> Task goal
Extract all lines from the data beneath that include the word "this".

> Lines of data

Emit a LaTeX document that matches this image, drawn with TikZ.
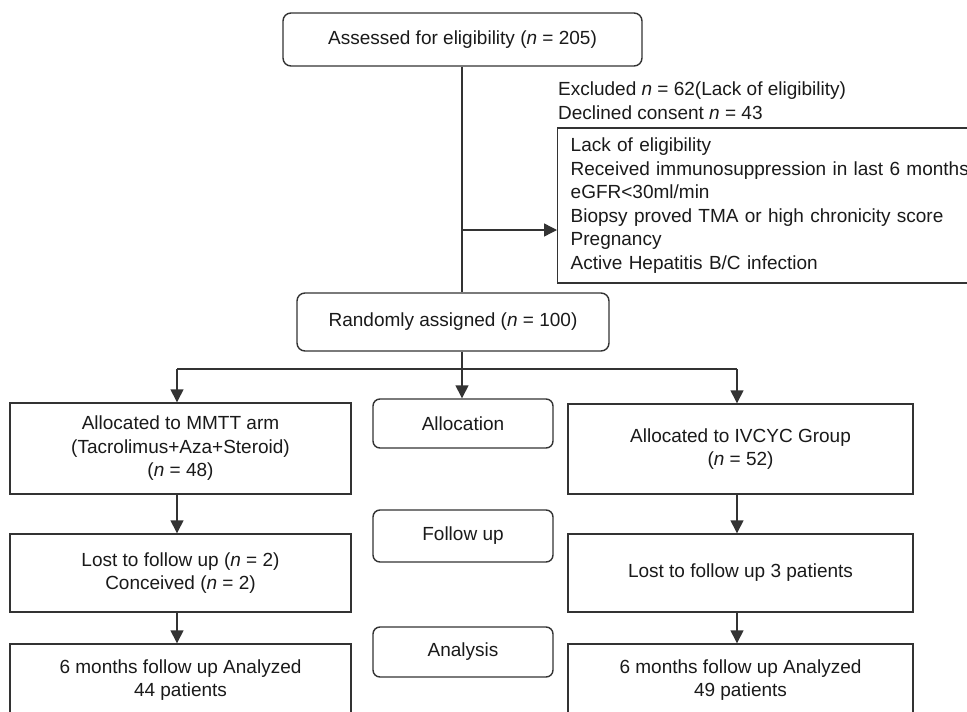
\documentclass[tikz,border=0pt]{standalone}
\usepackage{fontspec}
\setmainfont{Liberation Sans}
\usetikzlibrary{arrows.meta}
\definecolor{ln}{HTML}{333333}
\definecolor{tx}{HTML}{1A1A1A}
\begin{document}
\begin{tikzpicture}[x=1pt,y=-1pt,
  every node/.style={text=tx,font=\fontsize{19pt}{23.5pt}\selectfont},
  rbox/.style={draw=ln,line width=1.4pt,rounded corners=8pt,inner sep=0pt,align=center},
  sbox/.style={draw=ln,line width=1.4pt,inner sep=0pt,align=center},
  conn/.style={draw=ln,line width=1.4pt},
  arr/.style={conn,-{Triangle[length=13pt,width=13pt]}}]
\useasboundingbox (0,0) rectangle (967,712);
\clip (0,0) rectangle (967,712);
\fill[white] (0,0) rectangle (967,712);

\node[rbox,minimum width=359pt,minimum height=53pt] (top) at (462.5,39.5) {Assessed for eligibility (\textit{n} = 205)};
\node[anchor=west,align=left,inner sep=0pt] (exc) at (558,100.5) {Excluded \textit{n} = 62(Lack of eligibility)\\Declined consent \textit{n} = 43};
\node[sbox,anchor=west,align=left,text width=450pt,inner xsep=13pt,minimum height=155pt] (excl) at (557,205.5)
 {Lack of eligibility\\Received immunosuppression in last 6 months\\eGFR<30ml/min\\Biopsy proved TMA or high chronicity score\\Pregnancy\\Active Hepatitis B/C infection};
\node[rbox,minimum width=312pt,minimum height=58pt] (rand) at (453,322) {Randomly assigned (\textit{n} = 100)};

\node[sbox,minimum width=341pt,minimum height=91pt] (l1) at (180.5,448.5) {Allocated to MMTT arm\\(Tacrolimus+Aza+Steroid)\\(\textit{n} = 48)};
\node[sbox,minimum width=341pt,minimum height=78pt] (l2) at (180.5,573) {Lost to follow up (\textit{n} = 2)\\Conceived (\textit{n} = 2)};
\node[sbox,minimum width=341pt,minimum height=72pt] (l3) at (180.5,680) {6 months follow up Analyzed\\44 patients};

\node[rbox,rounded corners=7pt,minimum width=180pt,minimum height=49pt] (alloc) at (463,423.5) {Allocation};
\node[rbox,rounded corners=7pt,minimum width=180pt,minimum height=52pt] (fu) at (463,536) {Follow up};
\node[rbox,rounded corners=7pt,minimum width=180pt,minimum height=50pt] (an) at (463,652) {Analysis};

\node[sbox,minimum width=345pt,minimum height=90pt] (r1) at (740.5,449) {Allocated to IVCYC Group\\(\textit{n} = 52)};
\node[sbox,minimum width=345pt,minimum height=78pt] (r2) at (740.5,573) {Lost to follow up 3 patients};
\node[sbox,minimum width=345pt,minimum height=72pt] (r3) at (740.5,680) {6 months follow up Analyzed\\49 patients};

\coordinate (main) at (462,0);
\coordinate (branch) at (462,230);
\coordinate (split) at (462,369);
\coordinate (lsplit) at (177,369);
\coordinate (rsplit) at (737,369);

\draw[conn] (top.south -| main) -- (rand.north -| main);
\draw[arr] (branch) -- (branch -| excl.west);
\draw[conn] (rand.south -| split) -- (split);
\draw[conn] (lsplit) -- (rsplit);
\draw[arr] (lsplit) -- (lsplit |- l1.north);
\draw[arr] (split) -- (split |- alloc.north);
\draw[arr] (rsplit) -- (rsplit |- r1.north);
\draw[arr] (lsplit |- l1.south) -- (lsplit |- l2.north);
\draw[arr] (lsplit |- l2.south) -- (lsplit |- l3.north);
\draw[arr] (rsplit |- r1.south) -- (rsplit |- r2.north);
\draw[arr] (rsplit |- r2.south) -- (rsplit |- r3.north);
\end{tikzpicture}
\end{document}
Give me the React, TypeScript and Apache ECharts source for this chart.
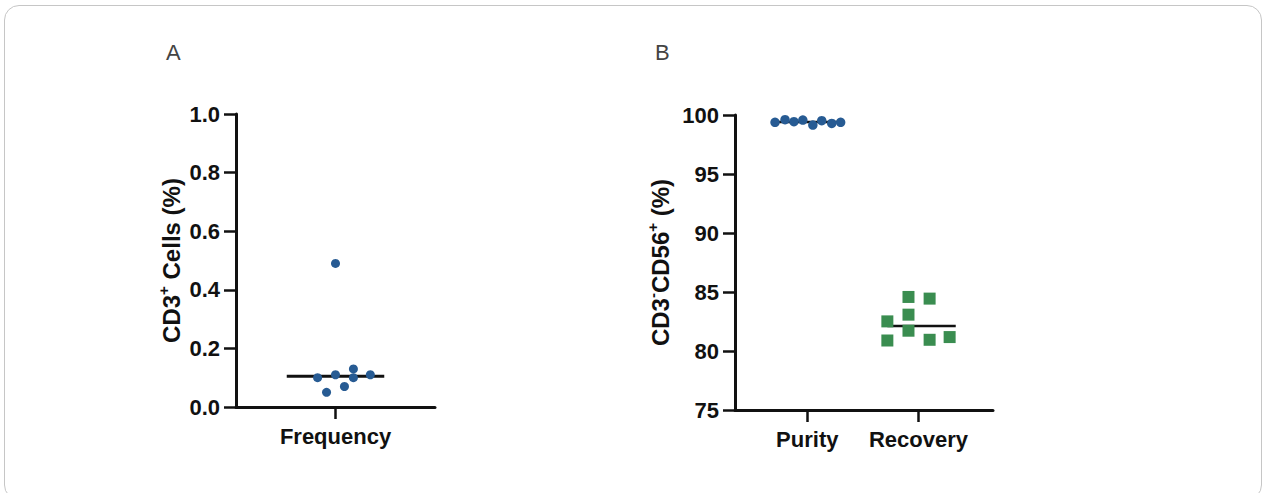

> Solution below
Emit a LaTeX document that matches this image, drawn with TikZ.
Give me the React, TypeScript and Apache ECharts source for this chart.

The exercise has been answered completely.